Write out the material exactly, with the pictures left out.

• STORED DATA

:::

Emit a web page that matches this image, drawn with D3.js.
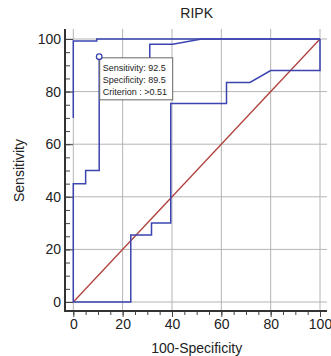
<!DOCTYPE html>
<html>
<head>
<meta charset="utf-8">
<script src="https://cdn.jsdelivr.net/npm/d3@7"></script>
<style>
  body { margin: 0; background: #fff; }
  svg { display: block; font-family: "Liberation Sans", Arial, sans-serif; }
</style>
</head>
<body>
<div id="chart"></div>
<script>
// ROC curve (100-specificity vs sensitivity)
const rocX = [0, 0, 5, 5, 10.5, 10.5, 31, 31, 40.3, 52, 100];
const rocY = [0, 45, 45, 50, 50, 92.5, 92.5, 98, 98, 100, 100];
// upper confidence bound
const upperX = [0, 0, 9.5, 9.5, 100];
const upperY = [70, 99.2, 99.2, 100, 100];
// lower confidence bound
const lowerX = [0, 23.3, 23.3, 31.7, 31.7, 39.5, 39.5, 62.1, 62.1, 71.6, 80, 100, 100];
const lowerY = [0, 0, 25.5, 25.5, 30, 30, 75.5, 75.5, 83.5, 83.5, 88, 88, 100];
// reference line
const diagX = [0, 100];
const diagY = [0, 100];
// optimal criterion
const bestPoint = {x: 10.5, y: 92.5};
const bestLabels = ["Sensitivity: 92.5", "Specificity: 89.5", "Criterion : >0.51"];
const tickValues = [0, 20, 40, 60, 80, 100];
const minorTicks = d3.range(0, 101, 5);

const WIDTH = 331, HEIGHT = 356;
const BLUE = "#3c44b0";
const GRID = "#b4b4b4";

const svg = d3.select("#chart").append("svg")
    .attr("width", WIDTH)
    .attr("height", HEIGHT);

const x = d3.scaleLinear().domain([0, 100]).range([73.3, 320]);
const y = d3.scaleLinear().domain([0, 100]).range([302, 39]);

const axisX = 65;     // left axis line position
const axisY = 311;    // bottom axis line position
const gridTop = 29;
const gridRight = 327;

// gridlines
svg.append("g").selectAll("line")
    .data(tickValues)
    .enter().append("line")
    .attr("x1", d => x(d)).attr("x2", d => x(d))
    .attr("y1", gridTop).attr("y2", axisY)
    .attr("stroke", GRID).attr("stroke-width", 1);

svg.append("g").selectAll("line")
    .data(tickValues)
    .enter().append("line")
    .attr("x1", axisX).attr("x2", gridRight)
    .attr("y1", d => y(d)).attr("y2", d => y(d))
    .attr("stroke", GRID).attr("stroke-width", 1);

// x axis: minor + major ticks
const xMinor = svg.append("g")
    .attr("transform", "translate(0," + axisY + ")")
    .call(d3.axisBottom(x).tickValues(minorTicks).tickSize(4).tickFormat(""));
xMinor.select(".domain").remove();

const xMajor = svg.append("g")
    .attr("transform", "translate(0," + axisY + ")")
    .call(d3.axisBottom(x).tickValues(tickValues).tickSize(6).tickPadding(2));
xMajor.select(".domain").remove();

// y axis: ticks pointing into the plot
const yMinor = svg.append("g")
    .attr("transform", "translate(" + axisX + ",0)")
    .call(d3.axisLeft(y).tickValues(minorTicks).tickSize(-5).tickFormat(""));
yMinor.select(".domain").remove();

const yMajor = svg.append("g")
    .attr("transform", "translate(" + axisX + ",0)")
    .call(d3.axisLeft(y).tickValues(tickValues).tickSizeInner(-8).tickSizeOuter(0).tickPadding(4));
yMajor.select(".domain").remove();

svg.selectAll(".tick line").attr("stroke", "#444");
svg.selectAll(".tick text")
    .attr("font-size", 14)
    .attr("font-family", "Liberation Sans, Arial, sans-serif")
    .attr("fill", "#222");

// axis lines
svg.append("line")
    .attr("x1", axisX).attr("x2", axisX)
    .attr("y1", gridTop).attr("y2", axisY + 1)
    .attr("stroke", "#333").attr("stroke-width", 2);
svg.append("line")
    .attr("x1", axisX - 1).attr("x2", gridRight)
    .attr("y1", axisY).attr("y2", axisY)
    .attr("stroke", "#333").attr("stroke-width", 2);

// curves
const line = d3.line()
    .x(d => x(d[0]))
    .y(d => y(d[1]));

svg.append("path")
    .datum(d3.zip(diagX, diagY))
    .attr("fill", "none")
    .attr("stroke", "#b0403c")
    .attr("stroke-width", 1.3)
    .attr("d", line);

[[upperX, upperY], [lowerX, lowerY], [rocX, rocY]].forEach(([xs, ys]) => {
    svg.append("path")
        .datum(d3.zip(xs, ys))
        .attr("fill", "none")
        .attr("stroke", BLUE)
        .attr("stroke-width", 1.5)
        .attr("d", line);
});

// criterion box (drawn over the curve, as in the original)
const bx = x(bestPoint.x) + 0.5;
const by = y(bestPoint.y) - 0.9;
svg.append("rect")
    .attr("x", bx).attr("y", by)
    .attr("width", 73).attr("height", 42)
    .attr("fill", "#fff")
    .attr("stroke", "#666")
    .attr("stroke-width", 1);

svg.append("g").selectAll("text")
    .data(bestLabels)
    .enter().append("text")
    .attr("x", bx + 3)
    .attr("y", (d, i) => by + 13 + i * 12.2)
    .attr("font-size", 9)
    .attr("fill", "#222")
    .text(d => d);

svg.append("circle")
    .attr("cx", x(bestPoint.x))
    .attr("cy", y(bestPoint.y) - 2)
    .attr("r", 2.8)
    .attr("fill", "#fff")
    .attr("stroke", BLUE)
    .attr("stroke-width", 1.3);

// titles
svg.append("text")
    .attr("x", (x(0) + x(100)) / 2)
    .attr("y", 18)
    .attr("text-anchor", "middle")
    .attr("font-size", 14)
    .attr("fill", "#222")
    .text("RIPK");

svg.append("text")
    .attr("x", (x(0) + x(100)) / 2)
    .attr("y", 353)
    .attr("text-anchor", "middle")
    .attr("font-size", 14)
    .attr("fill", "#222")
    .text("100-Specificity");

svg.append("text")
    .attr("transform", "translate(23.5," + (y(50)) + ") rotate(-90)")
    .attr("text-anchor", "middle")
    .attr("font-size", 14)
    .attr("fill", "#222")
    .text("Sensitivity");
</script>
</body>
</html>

:::

• FINAL ANSWER
Emit a web page that matches this image, drawn with D3.js.
<!DOCTYPE html>
<html>
<head>
<meta charset="utf-8">
<script src="https://cdn.jsdelivr.net/npm/d3@7"></script>
<style>
  body { margin: 0; background: #fff; }
  svg { display: block; font-family: "Liberation Sans", Arial, sans-serif; }
</style>
</head>
<body>
<div id="chart"></div>
<script>
// ROC curve (100-specificity vs sensitivity)
const rocX = [0, 0, 5, 5, 10.5, 10.5, 31, 31, 40.3, 52, 100];
const rocY = [0, 45, 45, 50, 50, 92.5, 92.5, 98, 98, 100, 100];
// upper confidence bound
const upperX = [0, 0, 9.5, 9.5, 100];
const upperY = [70, 99.2, 99.2, 100, 100];
// lower confidence bound
const lowerX = [0, 23.3, 23.3, 31.7, 31.7, 39.5, 39.5, 62.1, 62.1, 71.6, 80, 100, 100];
const lowerY = [0, 0, 25.5, 25.5, 30, 30, 75.5, 75.5, 83.5, 83.5, 88, 88, 100];
// reference line
const diagX = [0, 100];
const diagY = [0, 100];
// optimal criterion
const bestPoint = {x: 10.5, y: 92.5};
const bestLabels = ["Sensitivity: 92.5", "Specificity: 89.5", "Criterion : >0.51"];
const tickValues = [0, 20, 40, 60, 80, 100];
const minorTicks = d3.range(0, 101, 5);

const WIDTH = 331, HEIGHT = 356;
const BLUE = "#3c44b0";
const GRID = "#b4b4b4";

const svg = d3.select("#chart").append("svg")
    .attr("width", WIDTH)
    .attr("height", HEIGHT);

const x = d3.scaleLinear().domain([0, 100]).range([73.3, 320]);
const y = d3.scaleLinear().domain([0, 100]).range([302, 39]);

const axisX = 65;     // left axis line position
const axisY = 311;    // bottom axis line position
const gridTop = 29;
const gridRight = 327;

// gridlines
svg.append("g").selectAll("line")
    .data(tickValues)
    .enter().append("line")
    .attr("x1", d => x(d)).attr("x2", d => x(d))
    .attr("y1", gridTop).attr("y2", axisY)
    .attr("stroke", GRID).attr("stroke-width", 1);

svg.append("g").selectAll("line")
    .data(tickValues)
    .enter().append("line")
    .attr("x1", axisX).attr("x2", gridRight)
    .attr("y1", d => y(d)).attr("y2", d => y(d))
    .attr("stroke", GRID).attr("stroke-width", 1);

// x axis: minor + major ticks
const xMinor = svg.append("g")
    .attr("transform", "translate(0," + axisY + ")")
    .call(d3.axisBottom(x).tickValues(minorTicks).tickSize(4).tickFormat(""));
xMinor.select(".domain").remove();

const xMajor = svg.append("g")
    .attr("transform", "translate(0," + axisY + ")")
    .call(d3.axisBottom(x).tickValues(tickValues).tickSize(6).tickPadding(2));
xMajor.select(".domain").remove();

// y axis: ticks pointing into the plot
const yMinor = svg.append("g")
    .attr("transform", "translate(" + axisX + ",0)")
    .call(d3.axisLeft(y).tickValues(minorTicks).tickSize(-5).tickFormat(""));
yMinor.select(".domain").remove();

const yMajor = svg.append("g")
    .attr("transform", "translate(" + axisX + ",0)")
    .call(d3.axisLeft(y).tickValues(tickValues).tickSizeInner(-8).tickSizeOuter(0).tickPadding(4));
yMajor.select(".domain").remove();

svg.selectAll(".tick line").attr("stroke", "#444");
svg.selectAll(".tick text")
    .attr("font-size", 14)
    .attr("font-family", "Liberation Sans, Arial, sans-serif")
    .attr("fill", "#222");

// axis lines
svg.append("line")
    .attr("x1", axisX).attr("x2", axisX)
    .attr("y1", gridTop).attr("y2", axisY + 1)
    .attr("stroke", "#333").attr("stroke-width", 2);
svg.append("line")
    .attr("x1", axisX - 1).attr("x2", gridRight)
    .attr("y1", axisY).attr("y2", axisY)
    .attr("stroke", "#333").attr("stroke-width", 2);

// curves
const line = d3.line()
    .x(d => x(d[0]))
    .y(d => y(d[1]));

svg.append("path")
    .datum(d3.zip(diagX, diagY))
    .attr("fill", "none")
    .attr("stroke", "#b0403c")
    .attr("stroke-width", 1.3)
    .attr("d", line);

[[upperX, upperY], [lowerX, lowerY], [rocX, rocY]].forEach(([xs, ys]) => {
    svg.append("path")
        .datum(d3.zip(xs, ys))
        .attr("fill", "none")
        .attr("stroke", BLUE)
        .attr("stroke-width", 1.5)
        .attr("d", line);
});

// criterion box (drawn over the curve, as in the original)
const bx = x(bestPoint.x) + 0.5;
const by = y(bestPoint.y) - 0.9;
svg.append("rect")
    .attr("x", bx).attr("y", by)
    .attr("width", 73).attr("height", 42)
    .attr("fill", "#fff")
    .attr("stroke", "#666")
    .attr("stroke-width", 1);

svg.append("g").selectAll("text")
    .data(bestLabels)
    .enter().append("text")
    .attr("x", bx + 3)
    .attr("y", (d, i) => by + 13 + i * 12.2)
    .attr("font-size", 9)
    .attr("fill", "#222")
    .text(d => d);

svg.append("circle")
    .attr("cx", x(bestPoint.x))
    .attr("cy", y(bestPoint.y) - 2)
    .attr("r", 2.8)
    .attr("fill", "#fff")
    .attr("stroke", BLUE)
    .attr("stroke-width", 1.3);

// titles
svg.append("text")
    .attr("x", (x(0) + x(100)) / 2)
    .attr("y", 18)
    .attr("text-anchor", "middle")
    .attr("font-size", 14)
    .attr("fill", "#222")
    .text("RIPK");

svg.append("text")
    .attr("x", (x(0) + x(100)) / 2)
    .attr("y", 353)
    .attr("text-anchor", "middle")
    .attr("font-size", 14)
    .attr("fill", "#222")
    .text("100-Specificity");

svg.append("text")
    .attr("transform", "translate(23.5," + (y(50)) + ") rotate(-90)")
    .attr("text-anchor", "middle")
    .attr("font-size", 14)
    .attr("fill", "#222")
    .text("Sensitivity");
</script>
</body>
</html>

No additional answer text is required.